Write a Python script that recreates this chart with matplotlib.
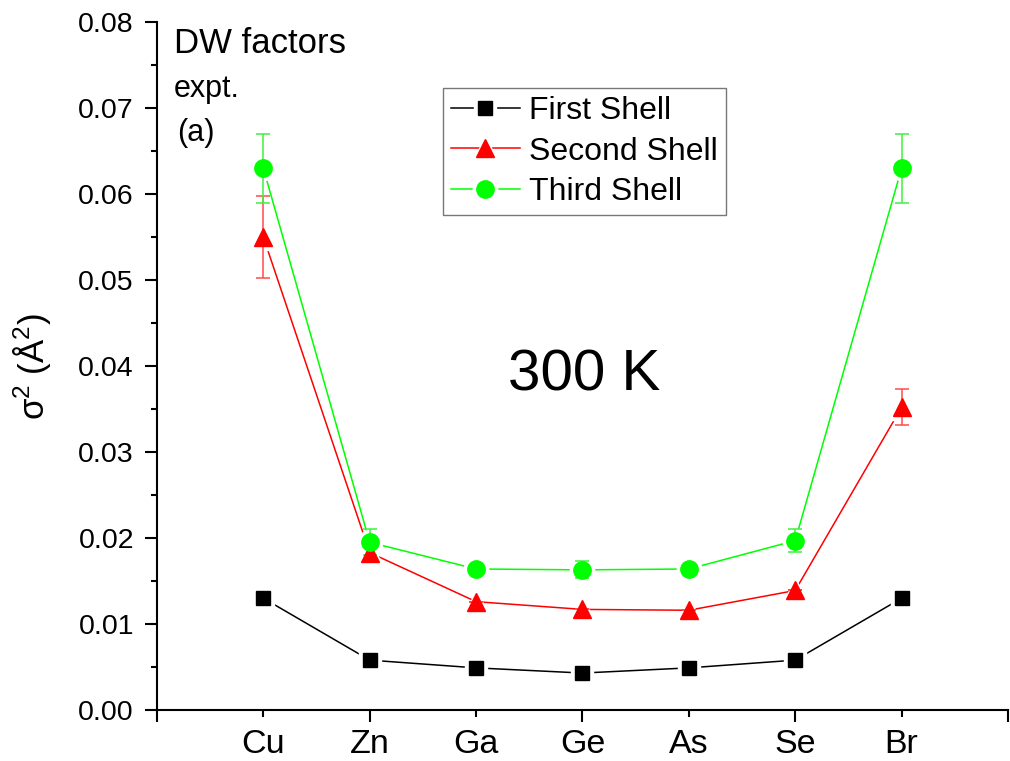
import matplotlib
matplotlib.use("Agg")
import matplotlib.pyplot as plt
from matplotlib.lines import Line2D
from matplotlib.legend_handler import HandlerTuple

plt.rcParams['font.family'] = ['Liberation Sans', 'DejaVu Sans']
plt.rcParams['mathtext.default'] = 'regular'

elements = ['Cu', 'Zn', 'Ga', 'Ge', 'As', 'Se', 'Br']
positions = [1, 2, 3, 4, 5, 6, 7]

first_shell = [0.0130, 0.0058, 0.0049, 0.0043, 0.0049, 0.0058, 0.0130]
second_shell = [0.0550, 0.0183, 0.0126, 0.0117, 0.0116, 0.0139, 0.0352]
second_err = [0.0048, 0.0007, 0.0, 0.0, 0.0, 0.0, 0.0021]
third_shell = [0.0630, 0.0195, 0.0164, 0.0163, 0.0164, 0.0197, 0.0630]
third_err = [0.0040, 0.0015, 0.0, 0.0010, 0.0, 0.0013, 0.0040]

series = [
    ('First Shell', first_shell, None, 'black', 's', 10.5, None),
    ('Second Shell', second_shell, second_err, '#ff0000', '^', 13, '#ff4a4a'),
    ('Third Shell', third_shell, third_err, '#00ff00', 'o', 12.5, '#40f040'),
]

fig = plt.figure(figsize=(10.1, 7.61), dpi=100)
ax = fig.add_axes([0.1554, 0.067, 0.8426, 0.904])

# connecting lines first
for name, vals, err, col, mk, ms, ecol in series:
    ax.plot(positions, vals, color=col, lw=1.1, zorder=2)
# white halos give the gap between line and marker
for name, vals, err, col, mk, ms, ecol in series:
    ax.plot(positions, vals, ls='none', marker=mk, ms=ms + 5, mfc='white',
            mec='white', zorder=3)
# error bars
for name, vals, err, col, mk, ms, ecol in series:
    if err is not None:
        ax.errorbar(positions, vals, yerr=err, fmt='none', ecolor=ecol,
                    elinewidth=1.1, capsize=4.7, capthick=1.1, zorder=4)
# markers
handles = []
for name, vals, err, col, mk, ms, ecol in series:
    ax.plot(positions, vals, ls='none', marker=mk, ms=ms, mfc=col, mec=col,
            zorder=5)
    h_line = Line2D([], [], color=col, lw=1.1)
    h_halo = Line2D([], [], ls='none', marker=mk, ms=ms + 5, mfc='white', mec='white')
    h_mark = Line2D([], [], ls='none', marker=mk, ms=ms, mfc=col, mec=col)
    handles.append((h_line, h_halo, h_mark))

ax.set_xlim(0, 8)
ax.set_ylim(0, 0.08)

# x ticks: elements sit at alternating major/minor positions
ax.set_xticks([0, 2, 4, 6, 8])
ax.set_xticklabels(['', 'Zn', 'Ge', 'Se', ''])
ax.set_xticks([1, 3, 5, 7], minor=True)
ax.set_xticklabels(['Cu', 'Ga', 'As', 'Br'], minor=True)
ax.tick_params(axis='x', which='major', length=8.6, width=1.5, direction='out',
               labelsize=24.5, pad=5)
ax.tick_params(axis='x', which='minor', length=5, width=1.5, direction='out',
               labelsize=24.5, pad=8.6)

ax.set_yticks([i * 0.01 for i in range(9)])
ax.set_yticklabels(['%.2f' % (i * 0.01) for i in range(9)])
ax.set_yticks([0.005 + i * 0.01 for i in range(8)], minor=True)
ax.tick_params(axis='y', which='major', length=8.6, width=1.5, direction='out',
               labelsize=20.5, pad=8)
ax.tick_params(axis='y', which='minor', length=4, width=1.5, direction='out')

for side in ('top', 'right'):
    ax.spines[side].set_visible(False)
for side in ('left', 'bottom'):
    ax.spines[side].set_linewidth(1.5)

ax.set_ylabel(r'σ$^2$ (Å$^2$)', fontsize=25)
ax.yaxis.set_label_coords(-0.122, 0.5)

ax.text(0.020, 0.955, 'DW factors', transform=ax.transAxes, fontsize=25,
        ha='left', va='baseline')
ax.text(0.020, 0.891, 'expt.', transform=ax.transAxes, fontsize=22,
        ha='left', va='baseline')
ax.text(0.024, 0.827, '(a)', transform=ax.transAxes, fontsize=22,
        ha='left', va='baseline')
ax.text(4.02, 0.0372, '300 K', fontsize=42, ha='center', va='baseline')

leg = ax.legend(handles, [s[0] for s in series],
                handler_map={tuple: HandlerTuple(ndivide=1)},
                loc='upper left', bbox_to_anchor=(0.336, 0.904),
                borderaxespad=0, fontsize=23, frameon=True, fancybox=False,
                edgecolor='#555555', handlelength=2.15, handletextpad=0.3,
                labelspacing=0.33, borderpad=0.25)
leg.get_frame().set_linewidth(1.0)

fig.savefig('out.png', dpi=100)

WHAT YOU HAVE TO DO: Quote the data exactly, leaving every image out of the copy.

COMPLETED EXERCISE:
Write a Python script that recreates this chart with matplotlib.
import matplotlib
matplotlib.use("Agg")
import matplotlib.pyplot as plt
from matplotlib.lines import Line2D
from matplotlib.legend_handler import HandlerTuple

plt.rcParams['font.family'] = ['Liberation Sans', 'DejaVu Sans']
plt.rcParams['mathtext.default'] = 'regular'

elements = ['Cu', 'Zn', 'Ga', 'Ge', 'As', 'Se', 'Br']
positions = [1, 2, 3, 4, 5, 6, 7]

first_shell = [0.0130, 0.0058, 0.0049, 0.0043, 0.0049, 0.0058, 0.0130]
second_shell = [0.0550, 0.0183, 0.0126, 0.0117, 0.0116, 0.0139, 0.0352]
second_err = [0.0048, 0.0007, 0.0, 0.0, 0.0, 0.0, 0.0021]
third_shell = [0.0630, 0.0195, 0.0164, 0.0163, 0.0164, 0.0197, 0.0630]
third_err = [0.0040, 0.0015, 0.0, 0.0010, 0.0, 0.0013, 0.0040]

series = [
    ('First Shell', first_shell, None, 'black', 's', 10.5, None),
    ('Second Shell', second_shell, second_err, '#ff0000', '^', 13, '#ff4a4a'),
    ('Third Shell', third_shell, third_err, '#00ff00', 'o', 12.5, '#40f040'),
]

fig = plt.figure(figsize=(10.1, 7.61), dpi=100)
ax = fig.add_axes([0.1554, 0.067, 0.8426, 0.904])

# connecting lines first
for name, vals, err, col, mk, ms, ecol in series:
    ax.plot(positions, vals, color=col, lw=1.1, zorder=2)
# white halos give the gap between line and marker
for name, vals, err, col, mk, ms, ecol in series:
    ax.plot(positions, vals, ls='none', marker=mk, ms=ms + 5, mfc='white',
            mec='white', zorder=3)
# error bars
for name, vals, err, col, mk, ms, ecol in series:
    if err is not None:
        ax.errorbar(positions, vals, yerr=err, fmt='none', ecolor=ecol,
                    elinewidth=1.1, capsize=4.7, capthick=1.1, zorder=4)
# markers
handles = []
for name, vals, err, col, mk, ms, ecol in series:
    ax.plot(positions, vals, ls='none', marker=mk, ms=ms, mfc=col, mec=col,
            zorder=5)
    h_line = Line2D([], [], color=col, lw=1.1)
    h_halo = Line2D([], [], ls='none', marker=mk, ms=ms + 5, mfc='white', mec='white')
    h_mark = Line2D([], [], ls='none', marker=mk, ms=ms, mfc=col, mec=col)
    handles.append((h_line, h_halo, h_mark))

ax.set_xlim(0, 8)
ax.set_ylim(0, 0.08)

# x ticks: elements sit at alternating major/minor positions
ax.set_xticks([0, 2, 4, 6, 8])
ax.set_xticklabels(['', 'Zn', 'Ge', 'Se', ''])
ax.set_xticks([1, 3, 5, 7], minor=True)
ax.set_xticklabels(['Cu', 'Ga', 'As', 'Br'], minor=True)
ax.tick_params(axis='x', which='major', length=8.6, width=1.5, direction='out',
               labelsize=24.5, pad=5)
ax.tick_params(axis='x', which='minor', length=5, width=1.5, direction='out',
               labelsize=24.5, pad=8.6)

ax.set_yticks([i * 0.01 for i in range(9)])
ax.set_yticklabels(['%.2f' % (i * 0.01) for i in range(9)])
ax.set_yticks([0.005 + i * 0.01 for i in range(8)], minor=True)
ax.tick_params(axis='y', which='major', length=8.6, width=1.5, direction='out',
               labelsize=20.5, pad=8)
ax.tick_params(axis='y', which='minor', length=4, width=1.5, direction='out')

for side in ('top', 'right'):
    ax.spines[side].set_visible(False)
for side in ('left', 'bottom'):
    ax.spines[side].set_linewidth(1.5)

ax.set_ylabel(r'σ$^2$ (Å$^2$)', fontsize=25)
ax.yaxis.set_label_coords(-0.122, 0.5)

ax.text(0.020, 0.955, 'DW factors', transform=ax.transAxes, fontsize=25,
        ha='left', va='baseline')
ax.text(0.020, 0.891, 'expt.', transform=ax.transAxes, fontsize=22,
        ha='left', va='baseline')
ax.text(0.024, 0.827, '(a)', transform=ax.transAxes, fontsize=22,
        ha='left', va='baseline')
ax.text(4.02, 0.0372, '300 K', fontsize=42, ha='center', va='baseline')

leg = ax.legend(handles, [s[0] for s in series],
                handler_map={tuple: HandlerTuple(ndivide=1)},
                loc='upper left', bbox_to_anchor=(0.336, 0.904),
                borderaxespad=0, fontsize=23, frameon=True, fancybox=False,
                edgecolor='#555555', handlelength=2.15, handletextpad=0.3,
                labelspacing=0.33, borderpad=0.25)
leg.get_frame().set_linewidth(1.0)

fig.savefig('out.png', dpi=100)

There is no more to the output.